Has anyone fitted a long mud flap/skirt to the back of a Hymer to reduce the water sprayed up from the rear wheels.

Any ideas where I could get one and are they easy to fit?

Many thanks....

Johnny F


----------



## 94055 (May 1, 2005)

Johhny
Do you mean the ones that look like a long brush?
If so.........IMHO I think they look awful 8O 
But hey that is just me :lol: :lol: 
Sorry mate, one om my pet hates :wink:


----------



## peejay (May 10, 2005)

Hi Johnny;

I've got spray suppression flaps from Albert Jaggers fitted to mine....

http://www.motorhomefacts.com/ftopicp-203906-albert.html+jagger#203906










I don't think theres any need to fit full width ones on a hymer, its only the wheels that throw up the spray.

pete


----------



## gaspode (May 9, 2005)

Send Lynda (LC1962) a PM, she had some going cheap a while ago.


----------



## 94055 (May 1, 2005)

Pete
I agree.
Although we do not have any.


----------



## 103625 (Mar 28, 2007)

Hi Johny
fitted one to mine recently yes easy to do if you have somewhere solid at the back to screw to ie bumperbar or such
if Linda LC1962 hasnt got any you can usualy pick them up at the shows

Tony


----------



## motaman (Mar 25, 2007)

*mud flaps*

hi , I had same dillemma .Eventually i made up from 50mm by 50mm square ally tube. you will have to cut 9 pieces and get them welded to get the shape to go round the contour of the chassis ,then cut the flaps to fit this shape, you can just use a straight length to sit on the underside of the chassis but i prefer to cut and weld as it stops every thing coming off the wheels and keeps the rear window totally clean.
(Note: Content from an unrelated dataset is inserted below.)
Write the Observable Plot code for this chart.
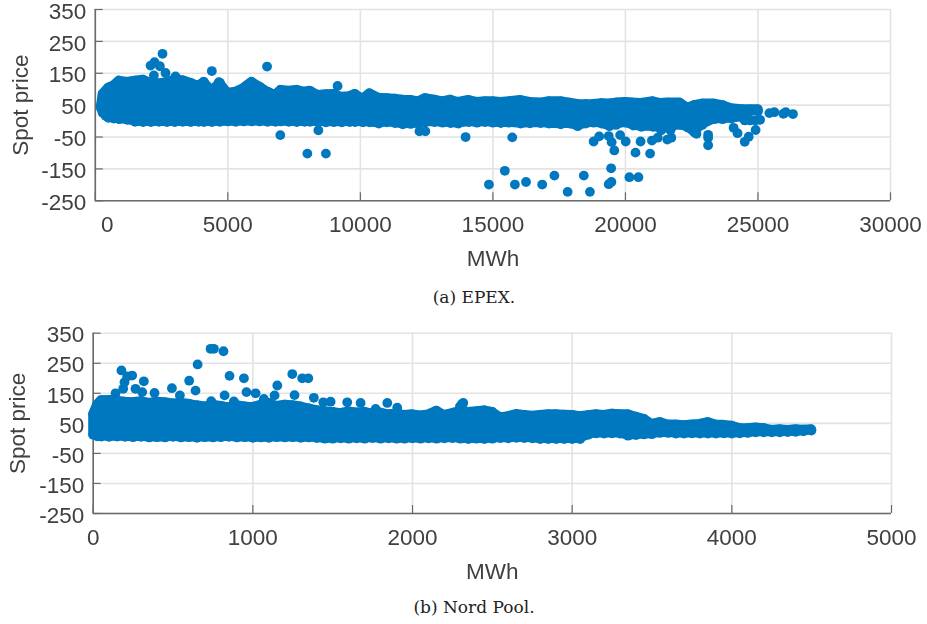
<!DOCTYPE html>
<html><head><meta charset="utf-8">
<script src="https://cdn.jsdelivr.net/npm/d3@7"></script>
<script src="https://cdn.jsdelivr.net/npm/@observablehq/plot@0.6"></script>
<style>
html,body{margin:0;padding:0;background:#fff}
svg{display:block;filter:blur(.35px)}
.cap{font-family:"DejaVu Serif",serif;font-size:17px;color:#222;text-align:center;width:927px;padding-left:21px;box-sizing:border-box}
</style></head><body><div id="root"></div>
<script>
const yTicks=[-250,-150,-50,50,150,250,350];
const aXTicks=[0,5000,10000,15000,20000,25000,30000];
const bXTicks=[0,1000,2000,3000,4000,5000];
const aBandMwh=[220,280,400,500,700,900,1200,1500,1800,2100,2400,2700,3000,3300,3600,3900,4100,4400,4700,5000,5300,5600,5900,6200,6500,6800,7000,7300,7600,7900,8100,8400,8700,9000,9300,9600,9800,10100,10350,10700,11000,11300,11600,11900,12200,12450,12800,13100,13400,13700,14090,14400,14700,15000,15300,15600,16050,16400,16800,17120,17560,17900,18200,18500,18800,19100,19400,19650,20000,20300,20600,21040,21300,21600,22050,22350,22600,22900,23350,23670,24000,24400,24700,25000];
const aBandHigh=[50,85,96,105,112,127,123,127,130,120,118,122,130,128,120,110,123,95,120,88,92,104,123,108,92,82,98,95,98,92,95,82,84,85,76,78,85,70,87,73,72,70,67,66,62,72,67,62,67,60,66,60,62,62,60,62,66,60,58,62,62,58,54,53,54,56,55,58,60,58,57,62,57,58,58,42,50,55,55,50,40,37,37,37];
const aBandLow=[40,26,16,10,8,6,4,-2,-3,-3,-2,-3,-3,-2,-3,-2,-3,-3,-2,-1,-2,-1,-1,-1,-2,-2,-1,-2,-3,-2,-2,-3,-4,-3,-4,-3,-3,-4,-4,-8,-4,-6,-10,-9,-8,-4,-3,-5,-6,-8,-3,-5,-3,-5,-6,-5,-8,-7,-6,-8,-10,-8,-16,-8,-5,-8,-16,-12,-5,-14,-18,-18,-22,-22,-12,-20,-35,-12,6,6,8,12,30,31];
const aOutMwh=[2536,2235,2085,2437,2210,2650,3027,4396,6480,4660,9140,6980,8415,8000,8700,12230,12450,13970,15730,14850,15450,15830,16250,16860,17320,17820,18430,18660,19370,19470,19460,20150,20490,18800,19010,19370,19480,19580,19800,20010,20380,20570,20930,21000,21220,21580,21730,21700,21350,22610,22680,23120,23120,23120,24080,24230,24500,24650,24910,24500,24700,24900,25080,25430,25620,25960,26050,26320];
const aOutPrice=[211,185,174,172,143,151,140,157,171,122,110,-44,-29,-102,-102,-32,-32,-50,-51,-199,-156,-199,-191,-199,-171,-222,-171,-222,-198,-191,-148,-176,-176,-64,-48,-47,-66,-92,-44,-64,-99,-64,-102,-61,-52,-58,-52,-29,-29,-35,-40,-43,-52,-76,-21,-38,-65,-49,-28,2,2,2,4,25,28,23,28,22];
const bBandMwh=[0,25,50,100,150,200,250,300,350,400,450,500,550,600,650,700,750,800,850,900,950,1000,1050,1100,1150,1200,1250,1300,1350,1400,1450,1500,1550,1600,1650,1700,1750,1800,1850,1900,1950,2000,2050,2100,2150,2200,2250,2300,2350,2400,2450,2500,2550,2600,2650,2700,2750,2800,2850,2900,2950,3000,3050,3100,3150,3200,3250,3300,3350,3400,3450,3500,3550,3600,3650,3700,3750,3800,3850,3900,3950,4000,4050,4100,4150,4200,4250,4300,4350,4400,4450,4498];
const bBandHigh=[80,112,127,128,125,122,120,124,118,122,120,116,118,115,110,106,112,108,103,110,106,104,112,118,108,112,110,106,100,94,90,88,84,90,86,88,82,86,80,82,78,80,76,80,92,78,84,92,88,90,93,88,70,74,81,78,75,78,80,80,79,78,74,77,80,78,82,80,80,72,65,48,54,46,46,44,46,48,54,46,45,42,34,34,36,34,28,30,28,30,29,30];
const bBandLow=[12,7,6,5,6,5,4,5,3,4,3,5,3,4,2,4,3,4,5,3,4,2,3,2,4,3,4,2,3,1,-1,-1,0,-1,0,-1,1,-1,0,-1,-1,0,-1,0,-1,0,1,-1,-2,-1,-2,-1,1,0,2,1,0,-2,-2,-2,-2,-2,-2,12,17,16,17,16,9,11,13,14,18,18,16,16,17,16,16,16,17,16,17,18,20,20,20,20,21,22,24,26];
const bOutMwh=[735,756,816,654,177,244,213,317,196,188,265,140,307,384,493,601,641,543,854,944,823,960,1017,739,881,1069,1136,1153,1247,1309,1347,1261,1382,1441,1487,1591,1675,1842,1904,1769,2297,2311,2318];
const bOutPrice=[298,298,290,246,226,209,206,190,187,165,165,150,154,151,167,192,159,143,208,200,143,154,150,124,123,131,143,176,214,200,200,144,135,120,122,120,118,118,102,98,106,115,118];

const blue="#0078BF", tickInk="#404040", axisInk="#6a6a6a", gridInk="#e3e3e3";
const font="'Liberation Sans',Arial,sans-serif";
function panel({height,marginTop,marginBottom,marginLeft,marginRight,xMax,xTicks,mwh,hi,lo,ox,oy,zeroShift,tickPad,labelX,labelY}){
  const band=mwh.map((m,i)=>({m,h:hi[i],l:lo[i]}));
  const out=ox.map((m,i)=>({m,p:oy[i]}));
  return Plot.plot({width:927,height,marginTop,marginBottom,marginLeft,marginRight,
    style:{fontFamily:font,fontSize:"22.5px",background:"transparent",overflow:"visible"},
    x:{domain:[0,xMax],label:null},y:{domain:[-250,350],label:null},
    marks:[
      Plot.gridX(xTicks,{stroke:gridInk,strokeWidth:1.6,strokeOpacity:1}),
      Plot.gridY(yTicks,{stroke:gridInk,strokeWidth:1.6,strokeOpacity:1}),
      Plot.ruleY([-250],{stroke:axisInk,strokeWidth:1.6}),
      Plot.ruleX([0],{stroke:axisInk,strokeWidth:1.6}),
      Plot.axisX({ticks:xTicks,anchor:"bottom",tickSize:-8,tickPadding:8+tickPad,stroke:axisInk,strokeWidth:1.2,fill:tickInk,label:null,
        tickFormat:d=>(zeroShift&&d===0)?"":String(d)}),
      Plot.axisY({ticks:yTicks,anchor:"left",tickSize:-8,tickPadding:18,stroke:axisInk,strokeWidth:1.2,label:null,tickFormat:()=>""}),
      Plot.text(yTicks,{y:d=>d,frameAnchor:"left",textAnchor:"end",dx:-9,dy:2,text:d=>String(d),fill:tickInk}),
      Plot.text(zeroShift?[0]:[],{x:d=>d,y:-250,dx:zeroShift,dy:23.7,text:d=>String(d),fill:tickInk}),
      Plot.text(["MWh"],{frameAnchor:"bottom",dy:labelX,text:d=>d,fill:tickInk,fontSize:22.5}),
      Plot.text(["Spot price"],{frameAnchor:"left",textAnchor:"middle",dx:labelY,rotate:-90,text:d=>d,fill:tickInk,fontSize:22.5}),
      Plot.areaY(band,{x:"m",y1:"l",y2:"h",fill:blue,stroke:blue,strokeWidth:9,strokeLinejoin:"round",curve:"linear"}),
      Plot.dot(band,{x:"m",y:"h",r:4.9,fill:blue}),
      Plot.dot(band,{x:"m",y:"l",r:4.9,fill:blue}),
      Plot.dot(out,{x:"m",y:"p",r:4.9,fill:blue})
    ]});
}
const root=document.getElementById("root");
root.append(panel({height:272,marginTop:9,marginBottom:71.7,marginLeft:94.8,marginRight:37,xMax:30000,xTicks:aXTicks,mwh:aBandMwh,hi:aBandHigh,lo:aBandLow,ox:aOutMwh,oy:aOutPrice,zeroShift:12,tickPad:15.5,labelX:65,labelY:-75}));
const ca=document.createElement("div");ca.className="cap";ca.style.height="48px";ca.style.lineHeight="50px";ca.textContent="(a) EPEX.";root.append(ca);
root.append(panel({height:272,marginTop:12.7,marginBottom:79,marginLeft:92.7,marginRight:36,xMax:5000,xTicks:bXTicks,mwh:bBandMwh,hi:bBandHigh,lo:bBandLow,ox:bOutMwh,oy:bOutPrice,zeroShift:0,tickPad:16,labelX:65,labelY:-75}));
const cb=document.createElement("div");cb.className="cap";cb.style.height="32px";cb.style.lineHeight="30px";cb.textContent="(b) Nord Pool.";root.append(cb);
</script></body></html>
This way you do not have to fix to the underneath floor ,as the suppliers suggested, but to the chassis with two 8mm bolts .Its not as difficult as it sounds, if this lot gets you fired up PM me and i will give you my phone number if you need more info regards gary


----------



## Sundial (May 11, 2005)

*Mud flap*

 Well we have fitted the full-width brush type of mudflap to our old Hymer!! I hated the look of the machine from the back - almost as if it needed knickers to cover up all the pipework (!!) and this addition improves it no end. The brush flap has made the world of difference to the muck which is thrown up against the rear window. Each to his own of course, but I think it is a practical and goodlooking solution.

Sundial


----------



## Sundial (May 11, 2005)

*Mudflap*

Sorry forgot to say - I Googled for a supplier and it was fitted using alumnium screws directly into the rear framework.

Sundial


----------